I saw the article pop up on Hacker News today, 2 years after its publication. In fact, I’d seen the article not long after it was originally published, and I know it was on HN back then too. I don’t care about the fact that it was reposted; more that it was written at all.

It’s exactly the sort of useless bullshit that seems to fill a quarter of HN’s front page at any given stage: articles with titles like “Why I Don’t Use Vim”; “Why You Should Learn Vim”; “The Reason You Need To Understand System F If You Want To Ever Amount To Anything”; “Stop Thinking. Just Write.”; “How We Saved 95% Of Our Datacentre Costs By Rewriting Everything In Ada”; etc. etc. etc.

It’s edgy shit that grabs your attention and way oversells one point of view, at the expense of reason. This comment thread started out by acknowledging this trend, but was ruined by someone not catching the pattern being invoked. Usually there’s a nice novel point to be made somewhere if you can read the moderate subtext between the bold claims.

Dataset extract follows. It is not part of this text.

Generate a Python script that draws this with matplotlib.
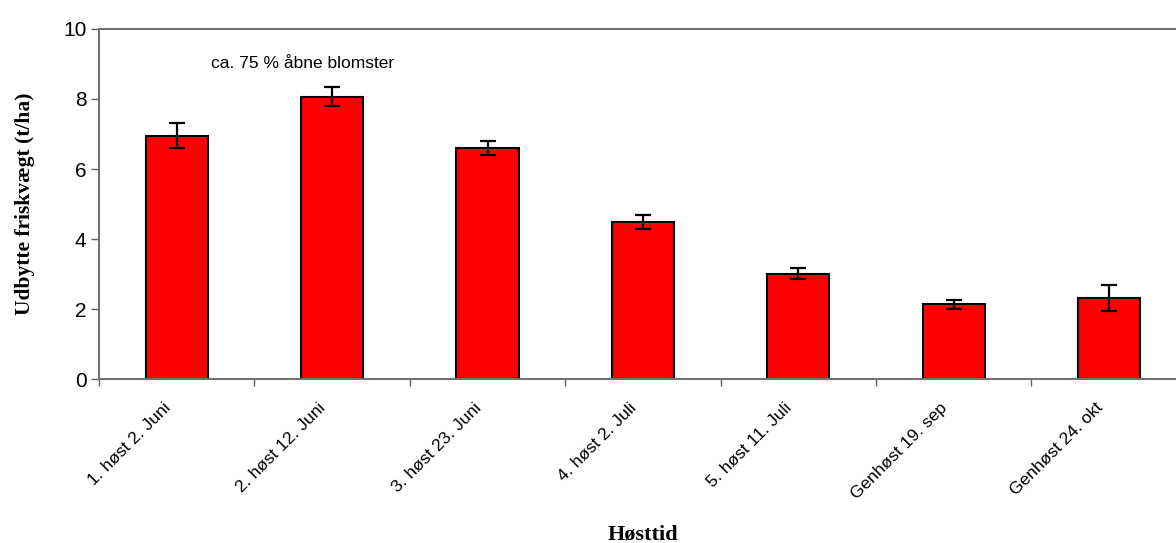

Unfortunately this article had no such point, and so turned out to be 100% garbage. But still, some people will read that article and go away thinking their prejudices about Erlang have been confirmed by someone who’s been in battle and seen it for themselves.

And really, this isn’t about Erlang. I don’t care what language or environment you use. Your coding philosophies are irrelevant, if you deliver – and Mixpanel are delivering, and clearly made the right choice to get rid of some technical debt there.

But don’t then try to shift any part of the responsibility of the decision to pay off that debt as being your tools’ faults, and especially not with such flawed logic.